DÉVELOPPEMENT ET PARTAGE DU SAVOIR TACITE DANS L’ATELIER

La prise en compte de cette dimension de la connaissance par les praticiens constitue un défi complexe. En effet, les organisations tendent à privilégier les connaissances explicites et rationnelles par rapport aux aspects plus intangibles ou plus insaisissables du savoir. L'atelier d'assemblage électronique constitue un terrain adéquat pour tenter de comprendre les défis liés à la reconnaissance et au partage de connaissances personnelles dans l'organisation.

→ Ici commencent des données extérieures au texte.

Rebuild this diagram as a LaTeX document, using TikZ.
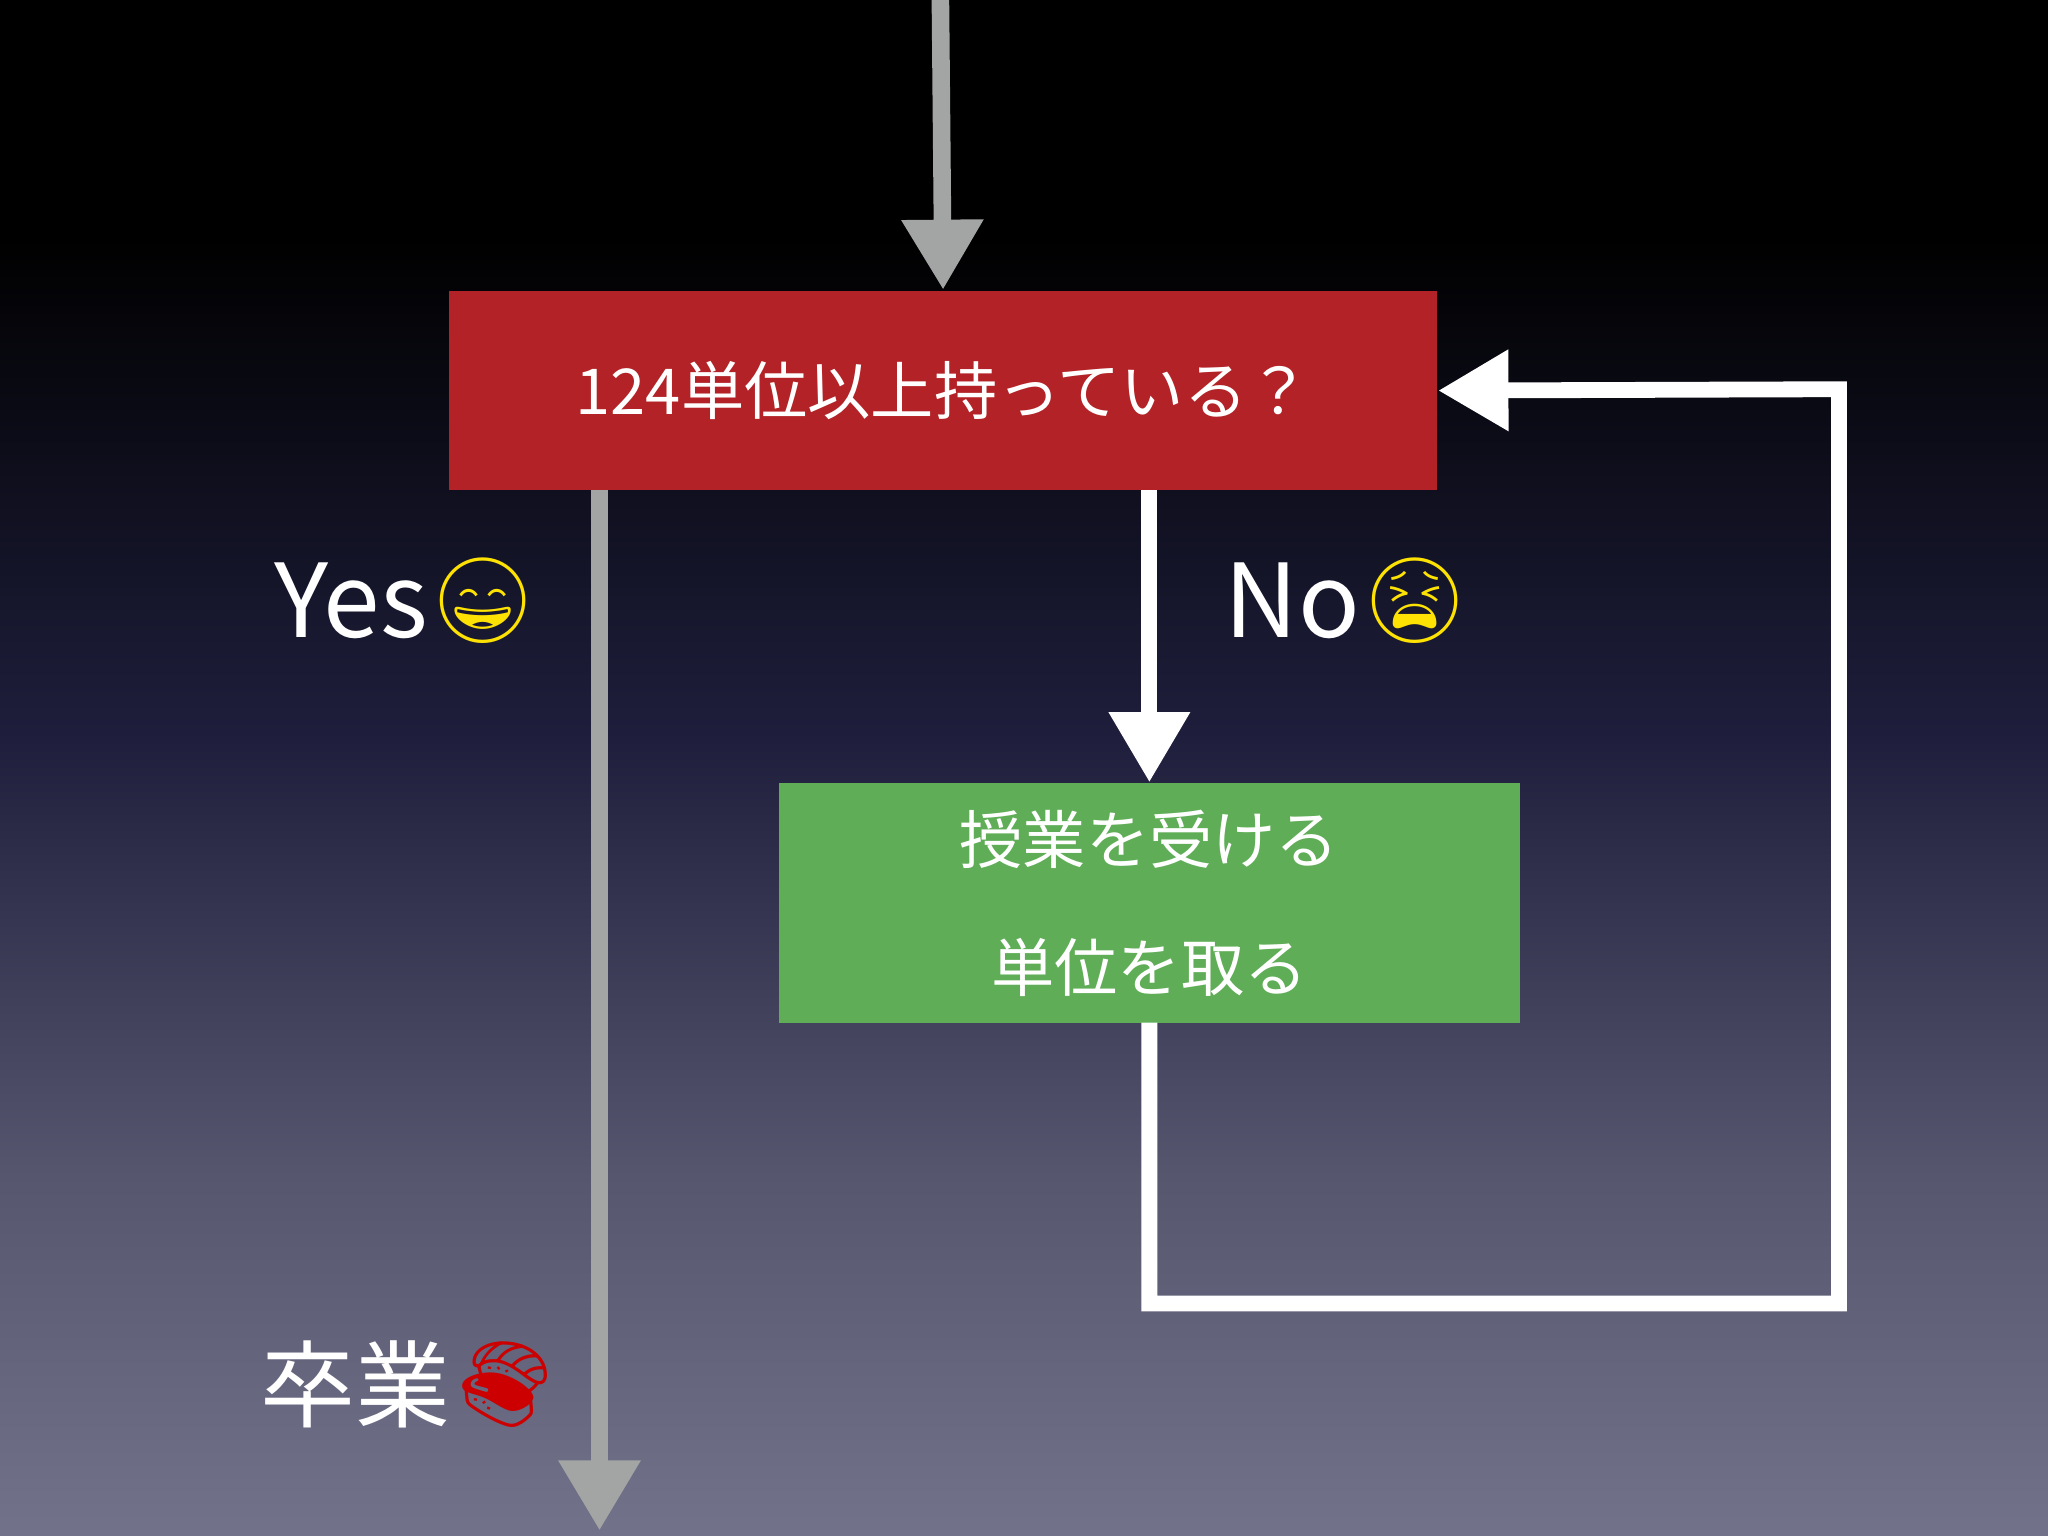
\documentclass[tikz,border=0pt]{standalone}
\usepackage{fontspec}
\setmainfont{Noto Sans CJK JP}
\newfontfamily\emo{Noto Emoji}
\usetikzlibrary{arrows.meta}
\definecolor{boxred}{HTML}{B22226}
\definecolor{boxgreen}{HTML}{5FAD56}
\definecolor{arrgray}{HTML}{A3A5A4}
\definecolor{bgA}{HTML}{72728A}
\definecolor{bgB}{HTML}{56566F}
\definecolor{bgC}{HTML}{1E1E3C}
\begin{document}
\begin{tikzpicture}[x=0.01306cm,y=-0.01306cm,
  grayarrow/.style={draw=arrgray,line width=5pt,-{Triangle[width=22pt,length=20pt]}},
  whitearrow/.style={draw=white,line width=4.5pt,-{Triangle[width=22pt,length=20pt]}},
  boxtext/.style={text=white,font=\fontsize{18}{22}\selectfont},
  lbl/.style={text=white,font=\fontsize{29}{34}\selectfont,inner sep=0pt},
  emj/.style={font=\emo\fontsize{24}{28}\selectfont,inner sep=0pt}]
\useasboundingbox (0,0) rectangle (1568,1176);
\fill[black] (0,0) rectangle (1568,181);
\shade[top color=black,bottom color=bgC] (0,180) rectangle (1568,561);
\shade[top color=bgC,bottom color=bgB] (0,560) rectangle (1568,901);
\shade[top color=bgB,bottom color=bgA] (0,900) rectangle (1568,1176);
\node[fill=boxred,minimum width=757*0.01306cm,minimum height=153*0.01306cm,anchor=north west,inner sep=0pt] (q) at (343,222) {};
\node[boxtext] at (q.center) {124単位以上持っている？};
\node[fill=boxgreen,minimum width=567*0.01306cm,minimum height=184*0.01306cm,anchor=north west,inner sep=0pt] (g) at (596,599) {};
\node[boxtext] (g1) at (880,643) {授業を受ける};
\node[boxtext] (g2) at (880,741) {単位を取る};
\coordinate (top) at (720,0);
\coordinate (ybot) at (459,1172);
\coordinate (qy) at (459,375);
\coordinate (qn) at (880,375);
\coordinate (gb) at (880,783);
\coordinate (l1) at (880,998);
\coordinate (l2) at (1408,998);
\coordinate (l3) at (1408,298);
\draw[grayarrow] (top) -- (q.north);
\draw[grayarrow] (qy) -- (ybot);
\draw[whitearrow] (qn) -- (g.north -| qn);
\draw[whitearrow,line join=miter] (gb) -- (l1) -- (l2) -- (l3) -- (q.east);
\node[lbl,anchor=east] (yes) at (328,460) {Yes};
\node[emj,text=yellow!85!orange,anchor=west] (yese) at (yes.east) {😄};
\node[lbl,anchor=east] (no) at (1042,460) {No};
\node[emj,text=yellow!85!orange,anchor=west] (noe) at (no.east) {😫};
\node[lbl,font=\fontsize{27}{32}\selectfont,anchor=east] (grad) at (345,1060) {卒業};
\node[emj,text=red!80!black,anchor=west] (grade) at (grad.east) {🍣};
\end{tikzpicture}
\end{document}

Les observations que nous avons réalisées dans le secteur de l’assemblage électronique montrent que les opérateurs développent des connaissances personnelles qui sont intégrées dans des routines, des comportements et des expériences assimilés de façon plus ou moins implicite, connaissances qui peuvent être fort utiles pour l'amélioration de la performance. Nous avons notamment été témoin d’un processus de conversion volontaire du savoir implicite en savoir explicite, dans un contexte industriel où les opérateurs n'ont pas d'autre choix que de s'approprier les objectifs de compétition. De plus, il est apparu que la présence de cloisonnements à l'intérieur de l'organisation peut limiter les effets bénéfiques de cette mobilisation volontaire des connaissances tacites en nuisant à leur diffusion. Il convient de relever le caractère paradoxal du savoir tacite, caractère qui en limite l’étude, la gestion, voire le contrôle. L'exemple de l'atelier d'assemblage montre bien que les connaissances tacites se créent et se communiquent de façon très émergente. Ainsi, il y a lieu de s'attarder à la création d'un contexte organisationnel favorisant et valorisant le partage volontaire de ces connaissances en limitant les facteurs pouvant nuire à leur diffusion.